(Rows from a dataset of charts and code)
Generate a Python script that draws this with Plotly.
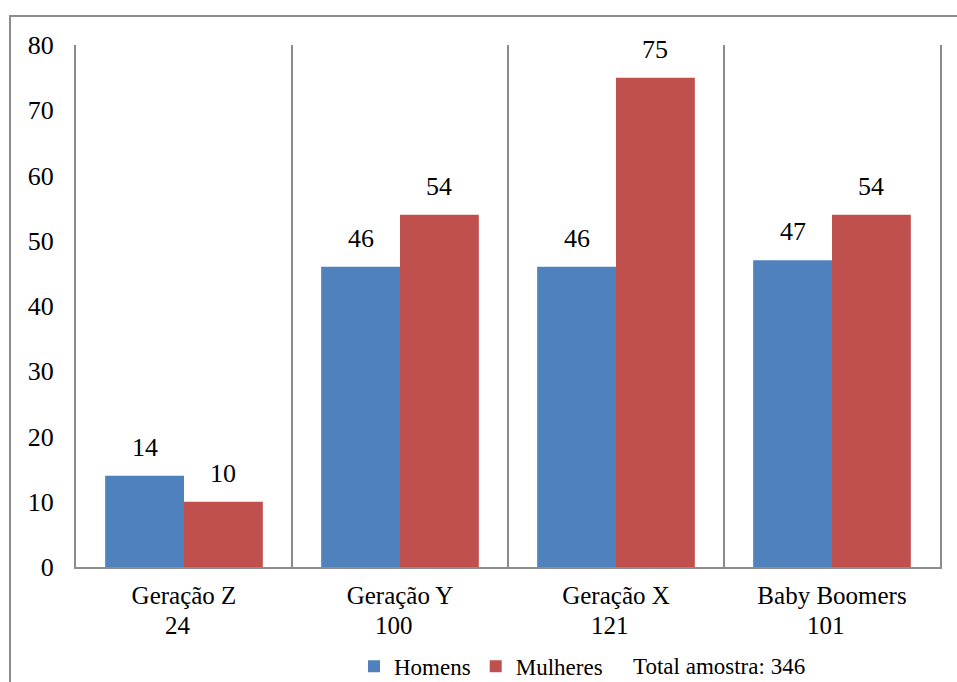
import plotly.graph_objects as go

# Sample by generation and sex
geracoes = ["Geração Z", "Geração Y", "Geração X", "Baby Boomers"]
totais = [24, 100, 121, 101]
homens = [14, 46, 46, 47]
mulheres = [10, 54, 75, 54]
total_amostra = 346
y_ticks = [0, 10, 20, 30, 40, 50, 60, 70, 80]

AZUL = "#4F81BD"
VERMELHO = "#C0504D"
CINZA = "#8c8c8c"
FONTE = '"Times New Roman", "Liberation Serif", serif'
BARGAP = 0.27

pos = list(range(len(geracoes)))

fig = go.Figure()
fig.add_trace(go.Bar(x=pos, y=homens, name="Homens", marker=dict(color=AZUL, line=dict(width=0))))
fig.add_trace(go.Bar(x=pos, y=mulheres, name="Mulheres", marker=dict(color=VERMELHO, line=dict(width=0))))

# value labels above each bar
half = (1 - BARGAP) / 4
annotations = []
for i in pos:
    for off, val in ((-half, homens[i]), (half, mulheres[i])):
        annotations.append(dict(x=i + off, y=val, xref="x", yref="y", text=str(val),
                                showarrow=False, yanchor="bottom", yshift=12,
                                font=dict(family=FONTE, size=26, color="black")))
    # sample size under each category name
    annotations.append(dict(x=i, y=0, xref="x", yref="paper", text=str(totais[i]),
                            showarrow=False, yanchor="middle", yshift=-58, xshift=-6,
                            font=dict(family=FONTE, size=25, color="black")))

annotations.append(dict(x=(631 - 76) / 864, y=-0.19, xref="paper", yref="paper",
                        text=f"Total amostra: {total_amostra}", showarrow=False,
                        xanchor="left", yanchor="middle",
                        font=dict(family=FONTE, size=23, color="black")))

fig.update_layout(
    width=957, height=682,
    margin=dict(l=76, r=17, t=45, b=115, autoexpand=False),
    paper_bgcolor="white", plot_bgcolor="white",
    barmode="group", bargap=BARGAP, bargroupgap=0,
    font=dict(family=FONTE, color="black"),
    showlegend=True,
    legend=dict(orientation="h", x=(354 - 76) / 864, xanchor="left", y=-0.19, yanchor="middle",
                font=dict(family=FONTE, size=23, color="black"), traceorder="normal",
                itemwidth=30, bgcolor="rgba(0,0,0,0)"),
    annotations=annotations,
    shapes=[dict(type="rect", xref="paper", yref="paper",
                 x0=(10 - 76) / 864, x1=1.05, y0=-0.3, y1=(567 - 16) / 522,
                 line=dict(color=CINZA, width=2), layer="above")],
)

fig.update_xaxes(
    range=[-0.5, len(geracoes) - 0.5],
    tickmode="array", tickvals=pos, ticktext=geracoes,
    tickfont=dict(family=FONTE, size=25, color="black"),
    ticks="", ticklabelstandoff=5,
    showgrid=False, zeroline=False,
    showline=True, linecolor=CINZA, linewidth=2,
    minor=dict(tick0=0.5, dtick=1, showgrid=True, gridcolor=CINZA, gridwidth=2),
)
fig.update_yaxes(
    range=[0, 80], tickmode="array", tickvals=y_ticks,
    tickfont=dict(family=FONTE, size=26, color="black"),
    ticks="", ticklabelstandoff=15,
    showgrid=False, zeroline=False,
    showline=True, mirror=True, linecolor=CINZA, linewidth=2,
)

fig.write_html("out.html")
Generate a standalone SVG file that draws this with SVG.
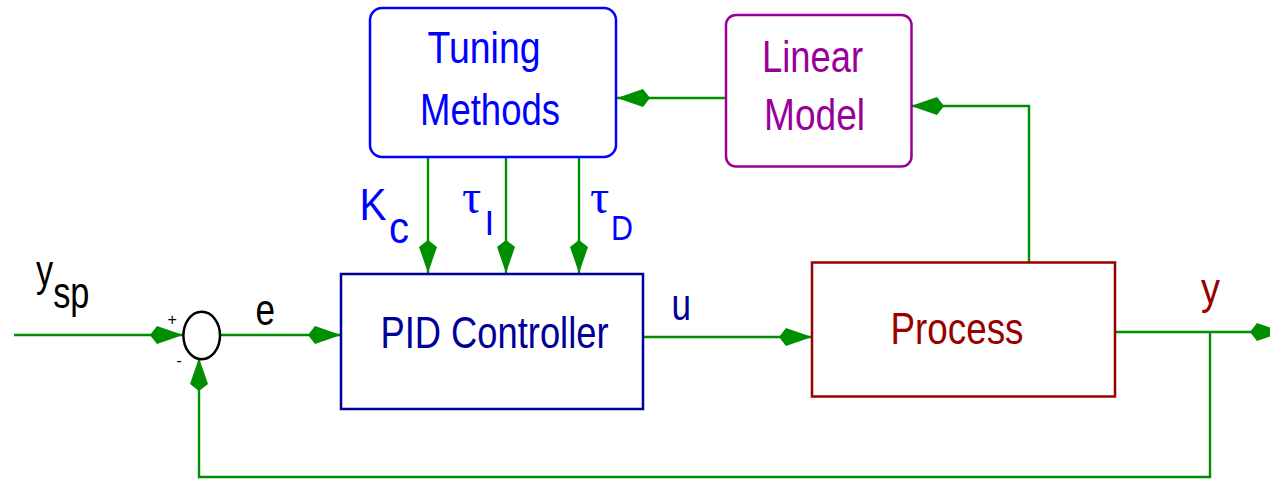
<svg xmlns="http://www.w3.org/2000/svg" width="1270" height="479" viewBox="0 0 1270 479">
<defs>
<style>
.lbl{font-family:"Liberation Sans",Arial,sans-serif;font-size:44px}
.sub{font-family:"Liberation Sans",Arial,sans-serif;font-size:35px}
.tau{font-family:"Liberation Serif","Times New Roman",serif;font-size:48px}
.sgn{font-family:"Liberation Sans",Arial,sans-serif;font-size:16px;fill:#000}
.box{fill:#fff;stroke-width:2.5}
.conn{fill:none;stroke:#008f00;stroke-width:2.4}
.blue{fill:#0000ff}
.navy{fill:#000099}
.red{fill:#990000}
.purple{fill:#990099}
</style>
<marker id="kite" markerUnits="userSpaceOnUse" viewBox="-34 -10 35 20" markerWidth="35" markerHeight="20" refX="0" refY="0" orient="auto">
<path d="M0,0 L-26,-9 L-33,0 L-26,9 Z" fill="#008f00"/>
</marker>
</defs>
<rect width="1270" height="479" fill="#fff"/>
<g id="connectors">
<path class="conn" d="M14,335 H183" marker-end="url(#kite)"/>
<path class="conn" d="M220,335 H341" marker-end="url(#kite)"/>
<path class="conn" d="M643,337 H812" marker-end="url(#kite)"/>
<path class="conn" d="M1115,332 H1283" marker-end="url(#kite)"/>
<path class="conn" d="M1210,332 V477 H199 V358" marker-end="url(#kite)"/>
<path class="conn" d="M1029,262 V106 H911" marker-end="url(#kite)"/>
<path class="conn" d="M726,98 H617" marker-end="url(#kite)"/>
<path class="conn" d="M428,157 V273" marker-end="url(#kite)"/>
<path class="conn" d="M506,157 V273" marker-end="url(#kite)"/>
<path class="conn" d="M579,157 V273" marker-end="url(#kite)"/>
</g>
<g id="sum">
<ellipse cx="201.7" cy="335.5" rx="18.3" ry="23.8" fill="none" stroke="#000" stroke-width="2.5"/>
<text class="sgn" x="167.5" y="325">+</text>
<text class="sgn" x="176.5" y="366">-</text>
</g>
<g id="tuning">
<rect class="box" x="370" y="8" width="246" height="149" rx="12" stroke="#0000ff"/>
<text class="lbl blue" x="427.5" y="63" textLength="113" lengthAdjust="spacingAndGlyphs">Tuning</text>
<text class="lbl blue" x="420" y="125" textLength="140" lengthAdjust="spacingAndGlyphs">Methods</text>
</g>
<g id="linear-model">
<rect class="box" x="726" y="15" width="185.5" height="151.5" rx="10" stroke="#990099"/>
<text class="lbl purple" x="762" y="72" textLength="101" lengthAdjust="spacingAndGlyphs">Linear</text>
<text class="lbl purple" x="764" y="130" textLength="101" lengthAdjust="spacingAndGlyphs">Model</text>
</g>
<g id="pid">
<rect class="box" x="341" y="274" width="302" height="135" stroke="#000099"/>
<text class="lbl navy" x="380.5" y="348" textLength="228" lengthAdjust="spacingAndGlyphs">PID Controller</text>
</g>
<g id="process">
<rect class="box" x="812" y="262.5" width="303" height="134" stroke="#990000"/>
<text class="lbl red" x="890.5" y="344" textLength="133" lengthAdjust="spacingAndGlyphs">Process</text>
</g>
<g id="labels">
<text class="lbl" transform="translate(36,286) scale(0.78,1)">y<tspan x="22" y="22">sp</tspan></text>
<text class="lbl" x="255.5" y="325" textLength="19.5" lengthAdjust="spacingAndGlyphs">e</text>
<text class="lbl navy" x="671.5" y="320" textLength="19.5" lengthAdjust="spacingAndGlyphs">u</text>
<text class="lbl red" x="1201" y="304" textLength="19" lengthAdjust="spacingAndGlyphs">y</text>
<text class="lbl blue" x="359.5" y="220" textLength="27" lengthAdjust="spacingAndGlyphs">K</text>
<text class="lbl blue" x="389" y="243" textLength="20" lengthAdjust="spacingAndGlyphs">c</text>
<text class="tau blue" x="462" y="213">τ</text>
<text class="sub blue" x="484.5" y="235">I</text>
<text class="tau blue" x="590" y="213">τ</text>
<text class="sub blue" x="611" y="240" textLength="22" lengthAdjust="spacingAndGlyphs">D</text>
</g>
</svg>
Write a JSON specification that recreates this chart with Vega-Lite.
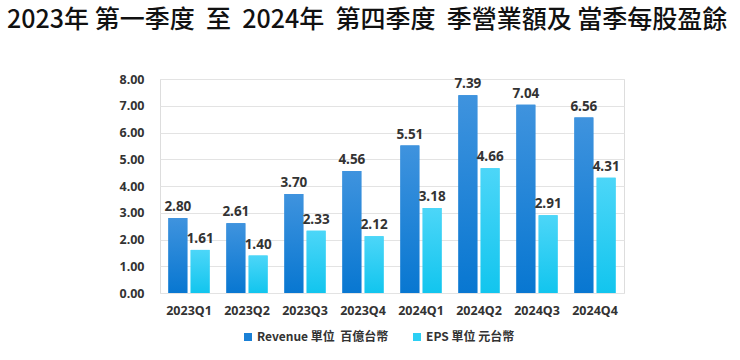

Prompt —
Would you mind returning each entry above word for word, skipping the images?

Response for this exercise —
Generate a Python script that draws this with Plotly.
import plotly.graph_objects as go

# Sample by generation and sex
geracoes = ["Geração Z", "Geração Y", "Geração X", "Baby Boomers"]
totais = [24, 100, 121, 101]
homens = [14, 46, 46, 47]
mulheres = [10, 54, 75, 54]
total_amostra = 346
y_ticks = [0, 10, 20, 30, 40, 50, 60, 70, 80]

AZUL = "#4F81BD"
VERMELHO = "#C0504D"
CINZA = "#8c8c8c"
FONTE = '"Times New Roman", "Liberation Serif", serif'
BARGAP = 0.27

pos = list(range(len(geracoes)))

fig = go.Figure()
fig.add_trace(go.Bar(x=pos, y=homens, name="Homens", marker=dict(color=AZUL, line=dict(width=0))))
fig.add_trace(go.Bar(x=pos, y=mulheres, name="Mulheres", marker=dict(color=VERMELHO, line=dict(width=0))))

# value labels above each bar
half = (1 - BARGAP) / 4
annotations = []
for i in pos:
    for off, val in ((-half, homens[i]), (half, mulheres[i])):
        annotations.append(dict(x=i + off, y=val, xref="x", yref="y", text=str(val),
                                showarrow=False, yanchor="bottom", yshift=12,
                                font=dict(family=FONTE, size=26, color="black")))
    # sample size under each category name
    annotations.append(dict(x=i, y=0, xref="x", yref="paper", text=str(totais[i]),
                            showarrow=False, yanchor="middle", yshift=-58, xshift=-6,
                            font=dict(family=FONTE, size=25, color="black")))

annotations.append(dict(x=(631 - 76) / 864, y=-0.19, xref="paper", yref="paper",
                        text=f"Total amostra: {total_amostra}", showarrow=False,
                        xanchor="left", yanchor="middle",
                        font=dict(family=FONTE, size=23, color="black")))

fig.update_layout(
    width=957, height=682,
    margin=dict(l=76, r=17, t=45, b=115, autoexpand=False),
    paper_bgcolor="white", plot_bgcolor="white",
    barmode="group", bargap=BARGAP, bargroupgap=0,
    font=dict(family=FONTE, color="black"),
    showlegend=True,
    legend=dict(orientation="h", x=(354 - 76) / 864, xanchor="left", y=-0.19, yanchor="middle",
                font=dict(family=FONTE, size=23, color="black"), traceorder="normal",
                itemwidth=30, bgcolor="rgba(0,0,0,0)"),
    annotations=annotations,
    shapes=[dict(type="rect", xref="paper", yref="paper",
                 x0=(10 - 76) / 864, x1=1.05, y0=-0.3, y1=(567 - 16) / 522,
                 line=dict(color=CINZA, width=2), layer="above")],
)

fig.update_xaxes(
    range=[-0.5, len(geracoes) - 0.5],
    tickmode="array", tickvals=pos, ticktext=geracoes,
    tickfont=dict(family=FONTE, size=25, color="black"),
    ticks="", ticklabelstandoff=5,
    showgrid=False, zeroline=False,
    showline=True, linecolor=CINZA, linewidth=2,
    minor=dict(tick0=0.5, dtick=1, showgrid=True, gridcolor=CINZA, gridwidth=2),
)
fig.update_yaxes(
    range=[0, 80], tickmode="array", tickvals=y_ticks,
    tickfont=dict(family=FONTE, size=26, color="black"),
    ticks="", ticklabelstandoff=15,
    showgrid=False, zeroline=False,
    showline=True, mirror=True, linecolor=CINZA, linewidth=2,
)

fig.write_html("out.html")
Generate a standalone SVG file that draws this with SVG.
<svg xmlns="http://www.w3.org/2000/svg" width="1270" height="479" viewBox="0 0 1270 479">
<defs>
<style>
.lbl{font-family:"Liberation Sans",Arial,sans-serif;font-size:44px}
.sub{font-family:"Liberation Sans",Arial,sans-serif;font-size:35px}
.tau{font-family:"Liberation Serif","Times New Roman",serif;font-size:48px}
.sgn{font-family:"Liberation Sans",Arial,sans-serif;font-size:16px;fill:#000}
.box{fill:#fff;stroke-width:2.5}
.conn{fill:none;stroke:#008f00;stroke-width:2.4}
.blue{fill:#0000ff}
.navy{fill:#000099}
.red{fill:#990000}
.purple{fill:#990099}
</style>
<marker id="kite" markerUnits="userSpaceOnUse" viewBox="-34 -10 35 20" markerWidth="35" markerHeight="20" refX="0" refY="0" orient="auto">
<path d="M0,0 L-26,-9 L-33,0 L-26,9 Z" fill="#008f00"/>
</marker>
</defs>
<rect width="1270" height="479" fill="#fff"/>
<g id="connectors">
<path class="conn" d="M14,335 H183" marker-end="url(#kite)"/>
<path class="conn" d="M220,335 H341" marker-end="url(#kite)"/>
<path class="conn" d="M643,337 H812" marker-end="url(#kite)"/>
<path class="conn" d="M1115,332 H1283" marker-end="url(#kite)"/>
<path class="conn" d="M1210,332 V477 H199 V358" marker-end="url(#kite)"/>
<path class="conn" d="M1029,262 V106 H911" marker-end="url(#kite)"/>
<path class="conn" d="M726,98 H617" marker-end="url(#kite)"/>
<path class="conn" d="M428,157 V273" marker-end="url(#kite)"/>
<path class="conn" d="M506,157 V273" marker-end="url(#kite)"/>
<path class="conn" d="M579,157 V273" marker-end="url(#kite)"/>
</g>
<g id="sum">
<ellipse cx="201.7" cy="335.5" rx="18.3" ry="23.8" fill="none" stroke="#000" stroke-width="2.5"/>
<text class="sgn" x="167.5" y="325">+</text>
<text class="sgn" x="176.5" y="366">-</text>
</g>
<g id="tuning">
<rect class="box" x="370" y="8" width="246" height="149" rx="12" stroke="#0000ff"/>
<text class="lbl blue" x="427.5" y="63" textLength="113" lengthAdjust="spacingAndGlyphs">Tuning</text>
<text class="lbl blue" x="420" y="125" textLength="140" lengthAdjust="spacingAndGlyphs">Methods</text>
</g>
<g id="linear-model">
<rect class="box" x="726" y="15" width="185.5" height="151.5" rx="10" stroke="#990099"/>
<text class="lbl purple" x="762" y="72" textLength="101" lengthAdjust="spacingAndGlyphs">Linear</text>
<text class="lbl purple" x="764" y="130" textLength="101" lengthAdjust="spacingAndGlyphs">Model</text>
</g>
<g id="pid">
<rect class="box" x="341" y="274" width="302" height="135" stroke="#000099"/>
<text class="lbl navy" x="380.5" y="348" textLength="228" lengthAdjust="spacingAndGlyphs">PID Controller</text>
</g>
<g id="process">
<rect class="box" x="812" y="262.5" width="303" height="134" stroke="#990000"/>
<text class="lbl red" x="890.5" y="344" textLength="133" lengthAdjust="spacingAndGlyphs">Process</text>
</g>
<g id="labels">
<text class="lbl" transform="translate(36,286) scale(0.78,1)">y<tspan x="22" y="22">sp</tspan></text>
<text class="lbl" x="255.5" y="325" textLength="19.5" lengthAdjust="spacingAndGlyphs">e</text>
<text class="lbl navy" x="671.5" y="320" textLength="19.5" lengthAdjust="spacingAndGlyphs">u</text>
<text class="lbl red" x="1201" y="304" textLength="19" lengthAdjust="spacingAndGlyphs">y</text>
<text class="lbl blue" x="359.5" y="220" textLength="27" lengthAdjust="spacingAndGlyphs">K</text>
<text class="lbl blue" x="389" y="243" textLength="20" lengthAdjust="spacingAndGlyphs">c</text>
<text class="tau blue" x="462" y="213">τ</text>
<text class="sub blue" x="484.5" y="235">I</text>
<text class="tau blue" x="590" y="213">τ</text>
<text class="sub blue" x="611" y="240" textLength="22" lengthAdjust="spacingAndGlyphs">D</text>
</g>
</svg>
Write a JSON specification that recreates this chart with Vega-Lite.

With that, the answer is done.